__Given instruction__
Set down each line of the data below exactly as it stands, dropping the pictures.

"""

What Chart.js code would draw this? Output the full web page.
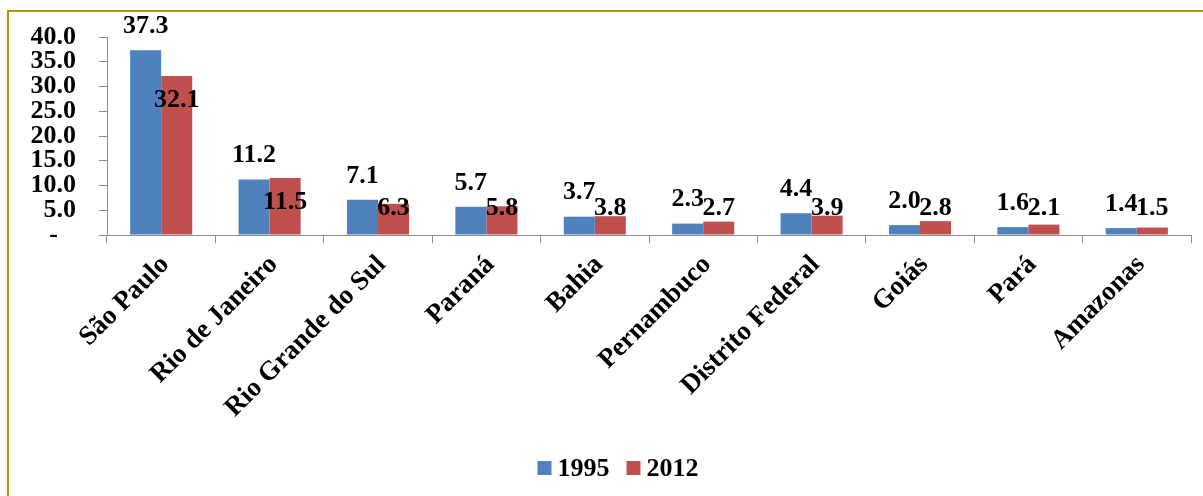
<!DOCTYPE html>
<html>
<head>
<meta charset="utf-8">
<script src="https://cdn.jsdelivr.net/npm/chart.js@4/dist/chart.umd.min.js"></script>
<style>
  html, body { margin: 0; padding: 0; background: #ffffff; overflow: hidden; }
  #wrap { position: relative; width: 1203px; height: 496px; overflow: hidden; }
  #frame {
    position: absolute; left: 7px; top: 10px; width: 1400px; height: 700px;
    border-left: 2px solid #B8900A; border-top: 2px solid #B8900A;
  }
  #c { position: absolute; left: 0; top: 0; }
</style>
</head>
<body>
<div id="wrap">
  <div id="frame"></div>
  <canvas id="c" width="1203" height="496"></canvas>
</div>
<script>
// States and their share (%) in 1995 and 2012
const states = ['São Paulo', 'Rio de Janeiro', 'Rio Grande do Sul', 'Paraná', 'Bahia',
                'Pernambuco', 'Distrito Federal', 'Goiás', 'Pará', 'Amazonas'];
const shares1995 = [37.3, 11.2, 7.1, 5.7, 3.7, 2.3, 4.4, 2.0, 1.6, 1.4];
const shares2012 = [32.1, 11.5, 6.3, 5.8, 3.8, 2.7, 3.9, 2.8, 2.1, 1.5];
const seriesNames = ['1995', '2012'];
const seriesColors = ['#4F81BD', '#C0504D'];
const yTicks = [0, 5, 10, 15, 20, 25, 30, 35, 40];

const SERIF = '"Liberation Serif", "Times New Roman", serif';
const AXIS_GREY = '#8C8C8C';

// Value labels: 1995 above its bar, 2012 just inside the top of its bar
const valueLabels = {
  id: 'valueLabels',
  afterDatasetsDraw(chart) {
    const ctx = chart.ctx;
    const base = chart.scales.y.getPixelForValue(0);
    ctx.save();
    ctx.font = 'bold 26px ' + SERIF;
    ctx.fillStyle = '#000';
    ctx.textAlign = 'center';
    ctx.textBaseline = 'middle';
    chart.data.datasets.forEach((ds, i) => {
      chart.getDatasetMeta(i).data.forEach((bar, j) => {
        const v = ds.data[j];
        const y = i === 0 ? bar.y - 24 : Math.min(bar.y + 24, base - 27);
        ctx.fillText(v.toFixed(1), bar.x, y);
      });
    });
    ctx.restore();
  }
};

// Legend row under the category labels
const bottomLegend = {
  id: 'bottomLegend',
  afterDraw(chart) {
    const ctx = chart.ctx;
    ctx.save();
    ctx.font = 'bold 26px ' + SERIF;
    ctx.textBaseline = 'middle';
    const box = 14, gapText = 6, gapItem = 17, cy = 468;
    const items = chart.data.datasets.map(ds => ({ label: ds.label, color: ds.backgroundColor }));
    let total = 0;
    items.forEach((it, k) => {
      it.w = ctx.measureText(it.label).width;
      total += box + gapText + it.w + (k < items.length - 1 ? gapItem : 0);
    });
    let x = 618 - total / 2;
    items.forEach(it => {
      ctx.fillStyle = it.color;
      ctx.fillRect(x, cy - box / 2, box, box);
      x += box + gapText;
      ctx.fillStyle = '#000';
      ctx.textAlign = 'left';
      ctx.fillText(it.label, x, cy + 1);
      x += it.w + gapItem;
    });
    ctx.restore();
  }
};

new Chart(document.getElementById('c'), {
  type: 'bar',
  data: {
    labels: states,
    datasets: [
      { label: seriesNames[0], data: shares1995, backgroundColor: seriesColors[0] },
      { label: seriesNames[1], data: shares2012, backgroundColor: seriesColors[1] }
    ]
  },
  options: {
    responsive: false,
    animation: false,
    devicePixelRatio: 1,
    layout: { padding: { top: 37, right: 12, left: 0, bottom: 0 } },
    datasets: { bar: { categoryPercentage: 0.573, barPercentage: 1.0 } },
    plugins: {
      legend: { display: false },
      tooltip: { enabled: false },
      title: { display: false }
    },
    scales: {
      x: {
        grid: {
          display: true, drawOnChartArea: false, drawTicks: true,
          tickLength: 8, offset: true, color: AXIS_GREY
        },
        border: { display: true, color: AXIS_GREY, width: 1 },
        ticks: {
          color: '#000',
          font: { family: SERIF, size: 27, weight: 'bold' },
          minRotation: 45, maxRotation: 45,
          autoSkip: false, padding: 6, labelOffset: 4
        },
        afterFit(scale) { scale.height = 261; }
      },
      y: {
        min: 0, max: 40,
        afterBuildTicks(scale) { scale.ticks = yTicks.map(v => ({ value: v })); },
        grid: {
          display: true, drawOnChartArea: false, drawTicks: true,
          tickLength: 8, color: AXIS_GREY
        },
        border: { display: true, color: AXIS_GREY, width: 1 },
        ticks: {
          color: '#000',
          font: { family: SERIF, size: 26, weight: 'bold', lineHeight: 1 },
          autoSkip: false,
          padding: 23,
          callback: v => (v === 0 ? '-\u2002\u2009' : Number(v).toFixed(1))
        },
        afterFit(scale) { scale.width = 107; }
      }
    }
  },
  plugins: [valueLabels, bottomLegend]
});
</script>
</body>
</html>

"""

__Complete output__
What Chart.js code would draw this? Output the full web page.
<!DOCTYPE html>
<html>
<head>
<meta charset="utf-8">
<script src="https://cdn.jsdelivr.net/npm/chart.js@4/dist/chart.umd.min.js"></script>
<style>
  html, body { margin: 0; padding: 0; background: #ffffff; overflow: hidden; }
  #wrap { position: relative; width: 1203px; height: 496px; overflow: hidden; }
  #frame {
    position: absolute; left: 7px; top: 10px; width: 1400px; height: 700px;
    border-left: 2px solid #B8900A; border-top: 2px solid #B8900A;
  }
  #c { position: absolute; left: 0; top: 0; }
</style>
</head>
<body>
<div id="wrap">
  <div id="frame"></div>
  <canvas id="c" width="1203" height="496"></canvas>
</div>
<script>
// States and their share (%) in 1995 and 2012
const states = ['São Paulo', 'Rio de Janeiro', 'Rio Grande do Sul', 'Paraná', 'Bahia',
                'Pernambuco', 'Distrito Federal', 'Goiás', 'Pará', 'Amazonas'];
const shares1995 = [37.3, 11.2, 7.1, 5.7, 3.7, 2.3, 4.4, 2.0, 1.6, 1.4];
const shares2012 = [32.1, 11.5, 6.3, 5.8, 3.8, 2.7, 3.9, 2.8, 2.1, 1.5];
const seriesNames = ['1995', '2012'];
const seriesColors = ['#4F81BD', '#C0504D'];
const yTicks = [0, 5, 10, 15, 20, 25, 30, 35, 40];

const SERIF = '"Liberation Serif", "Times New Roman", serif';
const AXIS_GREY = '#8C8C8C';

// Value labels: 1995 above its bar, 2012 just inside the top of its bar
const valueLabels = {
  id: 'valueLabels',
  afterDatasetsDraw(chart) {
    const ctx = chart.ctx;
    const base = chart.scales.y.getPixelForValue(0);
    ctx.save();
    ctx.font = 'bold 26px ' + SERIF;
    ctx.fillStyle = '#000';
    ctx.textAlign = 'center';
    ctx.textBaseline = 'middle';
    chart.data.datasets.forEach((ds, i) => {
      chart.getDatasetMeta(i).data.forEach((bar, j) => {
        const v = ds.data[j];
        const y = i === 0 ? bar.y - 24 : Math.min(bar.y + 24, base - 27);
        ctx.fillText(v.toFixed(1), bar.x, y);
      });
    });
    ctx.restore();
  }
};

// Legend row under the category labels
const bottomLegend = {
  id: 'bottomLegend',
  afterDraw(chart) {
    const ctx = chart.ctx;
    ctx.save();
    ctx.font = 'bold 26px ' + SERIF;
    ctx.textBaseline = 'middle';
    const box = 14, gapText = 6, gapItem = 17, cy = 468;
    const items = chart.data.datasets.map(ds => ({ label: ds.label, color: ds.backgroundColor }));
    let total = 0;
    items.forEach((it, k) => {
      it.w = ctx.measureText(it.label).width;
      total += box + gapText + it.w + (k < items.length - 1 ? gapItem : 0);
    });
    let x = 618 - total / 2;
    items.forEach(it => {
      ctx.fillStyle = it.color;
      ctx.fillRect(x, cy - box / 2, box, box);
      x += box + gapText;
      ctx.fillStyle = '#000';
      ctx.textAlign = 'left';
      ctx.fillText(it.label, x, cy + 1);
      x += it.w + gapItem;
    });
    ctx.restore();
  }
};

new Chart(document.getElementById('c'), {
  type: 'bar',
  data: {
    labels: states,
    datasets: [
      { label: seriesNames[0], data: shares1995, backgroundColor: seriesColors[0] },
      { label: seriesNames[1], data: shares2012, backgroundColor: seriesColors[1] }
    ]
  },
  options: {
    responsive: false,
    animation: false,
    devicePixelRatio: 1,
    layout: { padding: { top: 37, right: 12, left: 0, bottom: 0 } },
    datasets: { bar: { categoryPercentage: 0.573, barPercentage: 1.0 } },
    plugins: {
      legend: { display: false },
      tooltip: { enabled: false },
      title: { display: false }
    },
    scales: {
      x: {
        grid: {
          display: true, drawOnChartArea: false, drawTicks: true,
          tickLength: 8, offset: true, color: AXIS_GREY
        },
        border: { display: true, color: AXIS_GREY, width: 1 },
        ticks: {
          color: '#000',
          font: { family: SERIF, size: 27, weight: 'bold' },
          minRotation: 45, maxRotation: 45,
          autoSkip: false, padding: 6, labelOffset: 4
        },
        afterFit(scale) { scale.height = 261; }
      },
      y: {
        min: 0, max: 40,
        afterBuildTicks(scale) { scale.ticks = yTicks.map(v => ({ value: v })); },
        grid: {
          display: true, drawOnChartArea: false, drawTicks: true,
          tickLength: 8, color: AXIS_GREY
        },
        border: { display: true, color: AXIS_GREY, width: 1 },
        ticks: {
          color: '#000',
          font: { family: SERIF, size: 26, weight: 'bold', lineHeight: 1 },
          autoSkip: false,
          padding: 23,
          callback: v => (v === 0 ? '-\u2002\u2009' : Number(v).toFixed(1))
        },
        afterFit(scale) { scale.width = 107; }
      }
    }
  },
  plugins: [valueLabels, bottomLegend]
});
</script>
</body>
</html>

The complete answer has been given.